Just as I'm about to tuck into another omelette for breakfast a seal pops its head out of the Liffey and casts a gentle eye over my island. He's got a beautiful, benign spirit and I feel blessed that he acknowledged my presence here.

At 12 I do a twitter interview with The Journal_ie. Somebody asks,'Given that you are only relating with the river what does it say back?'. I answer that the Liffey would like one lane of traffic on the north quays turned into a ribbon of green, a 3KM long park connecting the Phoenix Park with the sea.

Lunch is a bowl of instant noodles which taste amazing! Food seems to taste so much better when prepared & eaten outdoors.
In the afternoon I read some Robinson Crusoe (he's now in Brazil) and lie down and watch the clouds. I think I fall asleep for a while but when I come to I get an idea to write some statements about my stay in my book with a thick, black Posca marker. Each sentence covers one page and is therefore limited to a maximum of eight words. The sun is out and writing keeps me busy for a few hours.

I notice a young man has been watching me from the quays for quite some time, it's hard to make out what he's doing but later he sends me a message on twitter including a photo of the picture he was painting of my island installation. His name is Jason Purcell and he's a student at NCAD.
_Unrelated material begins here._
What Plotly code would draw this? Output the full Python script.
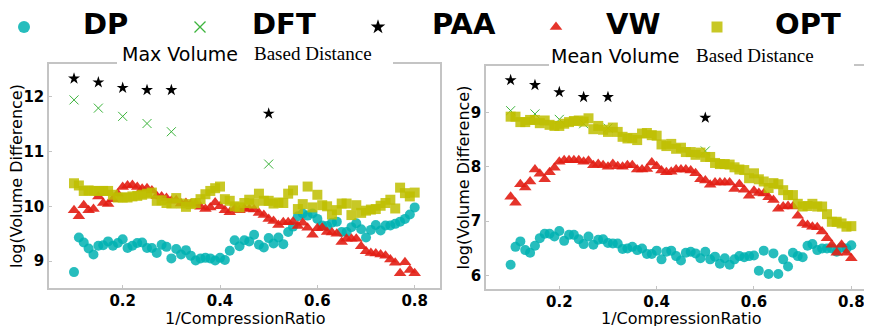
import plotly.graph_objects as go

# ---------------- data ----------------
x = [0.10, 0.11, 0.12, 0.13, 0.14, 0.15, 0.16, 0.17, 0.18, 0.19,
     0.20, 0.21, 0.22, 0.23, 0.24, 0.25, 0.26, 0.27, 0.28, 0.29,
     0.30, 0.31, 0.32, 0.33, 0.34, 0.35, 0.36, 0.37, 0.38, 0.39,
     0.40, 0.41, 0.42, 0.43, 0.44, 0.45, 0.46, 0.47, 0.48, 0.49,
     0.50, 0.51, 0.52, 0.53, 0.54, 0.55, 0.56, 0.57, 0.58, 0.59,
     0.60, 0.61, 0.62, 0.63, 0.64, 0.65, 0.66, 0.67, 0.68, 0.69,
     0.70, 0.71, 0.72, 0.73, 0.74, 0.75, 0.76, 0.77, 0.78, 0.79, 0.80]
x_sparse = [0.10, 0.15, 0.20, 0.25, 0.30, 0.50]

# Max Volume Based Distance
dp_max = [8.80, 9.43, 9.34, 9.23, 9.12, 9.28, 9.29, 9.36, 9.28, 9.33,
          9.40, 9.24, 9.28, 9.33, 9.34, 9.24, 9.24, 9.15, 9.30, 9.26,
          9.05, 9.22, 9.12, 9.20, 9.10, 9.01, 9.05, 9.06, 9.05, 9.01,
          9.06, 9.02, 9.19, 9.38, 9.27, 9.38, 9.36, 9.48, 9.30, 9.25,
          9.42, 9.32, 9.43, 9.31, 9.53, 9.63, 9.82, 9.87, 9.83, 9.87,
          9.77, 9.65, 9.64, 9.70, 9.72, 9.53, 9.53, 9.62, 9.69, 9.58,
          9.43, 9.57, 9.66, 9.56, 9.65, 9.65, 9.68, 9.72, 9.77, 9.85, 9.98]
vw_max = [9.93, 9.82, 10.02, 9.93, 9.95, 10.18, 10.06, 10.04, 10.13, 10.23,
          10.35, 10.38, 10.39, 10.35, 10.32, 10.33, 10.29, 10.19, 10.18, 10.15,
          10.10, 10.11, 10.05, 10.06, 10.04, 10.05, 9.99, 9.95, 9.98, 10.07,
          10.00, 9.93, 9.89, 9.95, 9.93, 9.96, 9.95, 9.94, 9.88, 9.84,
          9.77, 9.73, 9.66, 9.71, 9.71, 9.72, 9.64, 9.70, 9.61, 9.48,
          9.60, 9.61, 9.53, 9.52, 9.50, 9.35, 9.41, 9.41, 9.41, 9.27,
          9.18, 9.15, 9.14, 9.12, 9.10, 9.03, 8.97, 8.78, 8.98, 8.84, 8.78]
opt_max = [10.42, 10.38, 10.28, 10.29, 10.28, 10.28, 10.28, 10.28, 10.21, 10.16,
           10.16, 10.16, 10.18, 10.19, 10.21, 10.23, 10.25, 10.10, 10.11, 10.06,
           10.05, 10.15, 10.05, 9.99, 10.04, 10.06, 10.13, 10.22, 10.28, 10.33,
           10.36, 10.13, 10.10, 10.00, 9.98, 10.06, 10.12, 10.05, 10.23, 10.10,
           10.10, 10.05, 10.07, 10.06, 10.23, 10.29, 9.95, 10.04, 10.36, 9.98,
           10.21, 10.02, 10.00, 9.85, 9.93, 10.05, 10.05, 9.84, 10.02, 9.88,
           9.92, 9.94, 9.95, 10.01, 10.06, 10.12, 9.96, 10.34, 10.24, 10.18, 10.25]
dft_max = [11.94, 11.79, 11.64, 11.51, 11.36, 10.77]
paa_max = [12.33, 12.26, 12.16, 12.12, 12.12, 11.69]

# Mean Volume Based Distance
dp_mean = [6.20, 6.53, 6.63, 6.47, 6.42, 6.55, 6.69, 6.77, 6.77, 6.72,
           6.82, 6.64, 6.75, 6.75, 6.67, 6.58, 6.72, 6.57, 6.66, 6.67,
           6.60, 6.59, 6.59, 6.49, 6.50, 6.53, 6.47, 6.50, 6.40, 6.40,
           6.46, 6.30, 6.44, 6.46, 6.36, 6.28, 6.42, 6.44, 6.41, 6.32,
           6.44, 6.30, 6.35, 6.22, 6.32, 6.20, 6.30, 6.36, 6.34, 6.36,
           6.37, 6.09, 6.46, 6.03, 6.41, 6.03, 6.30, 6.17, 6.42, 6.36,
           6.34, 6.55, 6.58, 6.47, 6.50, 6.50, 6.50, 6.44, 6.52, 6.50, 6.56]
vw_mean = [7.45, 7.34, 7.68, 7.62, 7.73, 7.95, 7.87, 7.77, 7.90, 7.98,
           8.09, 8.12, 8.12, 8.12, 8.12, 8.09, 8.11, 8.03, 8.05, 8.03,
           8.00, 8.05, 8.01, 8.00, 8.03, 8.03, 7.95, 7.95, 7.96, 8.08,
           8.01, 7.93, 7.90, 7.91, 7.95, 7.95, 7.95, 7.93, 7.88, 7.77,
           7.75, 7.67, 7.71, 7.71, 7.71, 7.71, 7.59, 7.68, 7.58, 7.47,
           7.56, 7.52, 7.51, 7.44, 7.39, 7.23, 7.27, 7.28, 7.27, 7.10,
           6.96, 6.93, 6.90, 6.89, 6.81, 6.69, 6.57, 6.42, 6.57, 6.42, 6.32]
opt_mean = [8.92, 8.92, 8.82, 8.82, 8.86, 8.86, 8.80, 8.85, 8.77, 8.75,
            8.75, 8.79, 8.82, 8.84, 8.85, 8.83, 8.89, 8.69, 8.75, 8.68,
            8.64, 8.72, 8.64, 8.55, 8.52, 8.53, 8.49, 8.61, 8.62, 8.58,
            8.57, 8.41, 8.38, 8.42, 8.33, 8.35, 8.27, 8.27, 8.22, 8.26,
            8.18, 8.18, 8.07, 8.05, 8.05, 8.04, 7.99, 7.95, 7.94, 7.79,
            7.88, 7.77, 7.73, 7.61, 7.70, 7.68, 7.57, 7.48, 7.48, 7.32,
            7.27, 7.28, 7.32, 7.27, 7.27, 7.13, 6.99, 6.99, 6.96, 6.90, 6.91]
dft_mean = [9.03, 8.97, 8.87, 8.79, 8.71, 8.29]
paa_mean = [9.59, 9.50, 9.37, 9.28, 9.28, 8.90]

series_names = ["DP", "DFT", "PAA", "VW", "OPT"]
x_ticks = [0.2, 0.4, 0.6, 0.8]
y_ticks_max = [9, 10, 11, 12]
y_ticks_mean = [6, 7, 8, 9]
title_max = ("Max Volume", "Based Distance")
title_mean = ("Mean Volume", "Based Distance")
x_title = "1/CompressionRatio"
y_title = "log(Volume Difference)"

# ---------------- styling / layout positions ----------------
# The page body has an 8px default margin, so the figure is laid out in
# screen pixels and shifted by that offset.
OFF = 8
SW, SH = 872, 326
W, H = SW - OFF, SH - OFF
def px(v):
    return (v - OFF) / W
def py(v):
    return 1 - (v - OFF) / H

styles = {
    "DP": dict(symbol="circle", size=10, color="rgba(0,178,178,0.85)", line=dict(width=0)),
    "DFT": dict(symbol="x-thin", size=9, color="#3cb43c", line=dict(color="#3cb43c", width=1)),
    "PAA": dict(symbol="star", size=9, color="black", line=dict(width=0)),
    "VW": dict(symbol="triangle-up", size=11, color="rgba(226,30,20,0.9)", line=dict(width=0)),
    "OPT": dict(symbol="square", size=10, color="rgba(190,190,0,0.85)", line=dict(width=0)),
}
legend_sizes = {"DP": 12, "DFT": 11, "PAA": 11, "VW": 11, "OPT": 11}
# legend key positions (screen pixels): symbol centre x, text left x
legend_pos = {"DP": (24, 81), "DFT": (200, 250), "PAA": (378, 430),
              "VW": (556, 604), "OPT": (717, 773)}
legend_sym_y = 27
legend_text_y = 24
LEG_BOTTOM = 44  # bottom (screen px) of the legend strip axis

fig = go.Figure()
panels = [
    ("x", "y", dp_max, dft_max, paa_max, vw_max, opt_max),
    ("x2", "y2", dp_mean, dft_mean, paa_mean, vw_mean, opt_mean),
]
for xa, ya, dp, dft, paa, vw, opt in panels:
    for name, xs, ys in [("DP", x, dp), ("DFT", x_sparse, dft), ("PAA", x_sparse, paa),
                         ("VW", x, vw), ("OPT", x, opt)]:
        fig.add_trace(go.Scatter(x=xs, y=ys, mode="markers", name=name,
                                 marker=styles[name], xaxis=xa, yaxis=ya,
                                 showlegend=False, legendgroup=name))

# legend keys drawn on a pixel-scaled strip axis across the top
for name in series_names:
    m = dict(styles[name])
    m["size"] = legend_sizes[name]
    if name == "DFT":
        m["line"] = dict(color="#3cb43c", width=1.3)
    cx, tx = legend_pos[name]
    fig.add_trace(go.Scatter(x=[cx], y=[legend_sym_y], mode="markers", marker=m,
                             xaxis="x3", yaxis="y3", showlegend=False,
                             hoverinfo="skip", name=name))
    fig.add_annotation(text=name, xref="paper", yref="paper", x=px(tx), y=py(legend_text_y),
                       xanchor="left", yanchor="middle", showarrow=False,
                       font=dict(family="DejaVu Sans", size=29, color="black", weight="bold"))

frame = "#c4c4c4"
tickfont = dict(family="DejaVu Sans", size=15, color="black", weight="bold")
titlefont = dict(family="DejaVu Sans", size=16, color="black")
common_x = dict(tickvals=x_ticks, ticktext=[f"{t:.1f}" for t in x_ticks],
                showgrid=False, zeroline=False, showline=True, linecolor=frame,
                linewidth=1.5, ticks="inside", ticklen=3, tickcolor=frame,
                tickfont=tickfont, ticklabelstandoff=-2)
common_y = dict(showgrid=False, zeroline=False, showline=True, linecolor=frame,
                linewidth=1.5, ticks="inside", ticklen=3, tickcolor=frame,
                tickfont=tickfont)

fig.update_layout(
    width=W, height=H,
    margin=dict(l=0, r=0, t=0, b=0, autoexpand=False),
    plot_bgcolor="rgba(0,0,0,0)", paper_bgcolor="white",
    showlegend=False,
    xaxis=dict(domain=[px(49), px(440)], range=[0.0486, 0.852], mirror=True, anchor="y", **common_x),
    yaxis=dict(domain=[py(288), py(64)], range=[8.51, 12.595], tickvals=y_ticks_max,
               mirror=True, anchor="x", **common_y),
    xaxis2=dict(domain=[px(486), 1.0], range=[0.0494, 0.8425], mirror=True, anchor="y2", **common_x),
    yaxis2=dict(domain=[py(289), py(66)], range=[5.756, 9.85], tickvals=y_ticks_mean,
                mirror=False, anchor="x2", **common_y),
    xaxis3=dict(domain=[0, 1], range=[OFF, SW], visible=False, anchor="y3", fixedrange=True),
    yaxis3=dict(domain=[py(LEG_BOTTOM), 1], range=[LEG_BOTTOM, OFF], visible=False,
                anchor="x3", fixedrange=True),
)

# axis titles (placed as annotations for exact positioning)
for xc in (244.5, 680.5):
    fig.add_annotation(text=x_title, xref="paper", yref="paper", x=px(xc), y=py(318.5),
                       xanchor="center", yanchor="middle", showarrow=False, font=titlefont)
for xc, yc in ((16, 176), (462.5, 177)):
    fig.add_annotation(text=y_title, xref="paper", yref="paper", x=px(xc), y=py(yc),
                       xanchor="center", yanchor="middle", showarrow=False,
                       textangle=-90, font=titlefont)

# title backgrounds breaking the top frame line, and the titles
for (x0, x1, y0, y1) in [(117, 393, 42, 68), (549, 854, 44, 70)]:
    fig.add_shape(type="rect", xref="paper", yref="paper", x0=px(x0), x1=px(x1),
                  y0=py(y1), y1=py(y0), fillcolor="white", line=dict(width=0), layer="above")

for (t, xr, xl, yc) in [(title_max, 240, 252, 54), (title_mean, 681, 694, 56)]:
    fig.add_annotation(text=t[0], xref="paper", yref="paper", x=px(xr), y=py(yc),
                       xanchor="right", yanchor="middle", showarrow=False,
                       font=dict(family="DejaVu Sans", size=19, color="black"))
    fig.add_annotation(text=t[1], xref="paper", yref="paper", x=px(xl), y=py(yc),
                       xanchor="left", yanchor="middle", showarrow=False,
                       font=dict(family="Liberation Serif", size=19, color="black"))

fig.write_html("out.html")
Twitter is amazing, I have never fully understood its reach until now. A resident of one of the apartments overlooking No Man's Land also sends on fantastic photos of my sandy knoll taken from her balcony. The absolute best thing about doing a project like this is that you realise how many genuinely helpful people are out there, dozens of people like Jason & Estelle have gone out of their way to assist my work. I'm incredibly grateful to you all.

Night falls, the lights on the Sam Beckett Bridge flicker on and I wash down my pasta with a couple of glasses of red wine (alcohol also tastes a whole load better in the outdoors!).


Maedhbh said...

Dia Dhuit a chara. Greetings from Brooklyn. Donovan and I are taking great pleasure in reading your blog and looking at your beautiful shots. You seem very happy and I am reminded of that old Johnny Cash song, sung by the late, great Jeff Buckley: A Satisfied Mind . So delighted that your beautiful LIVE art installation is rocking.

Anonymous said...

Saw your island on my way home crossing the Macken St bridge after a long day at work. It looked so incongruous and lovely. It gave me a laugh and woke me up to other-ness of life, so I had to read your blog and it's great. Best of luck.

Herself said...

You're welcome - thank YOU for bringing something like this to Dublin. It was a huge surprise to me when I opened my curtains. I am used to spending some time on my balcony because sunset is always so nice from here, this week it's been even better. Enjoy your last night out there, I envy you!

Anonymous said...

I'm a tourist from Hong Kong and have been watching your performance the last couple of days during my daily commute along the banks of the Liffey.

Just wanted to give you my support and congratulate you on your endevours. You have really given additional life to the already beautiful river.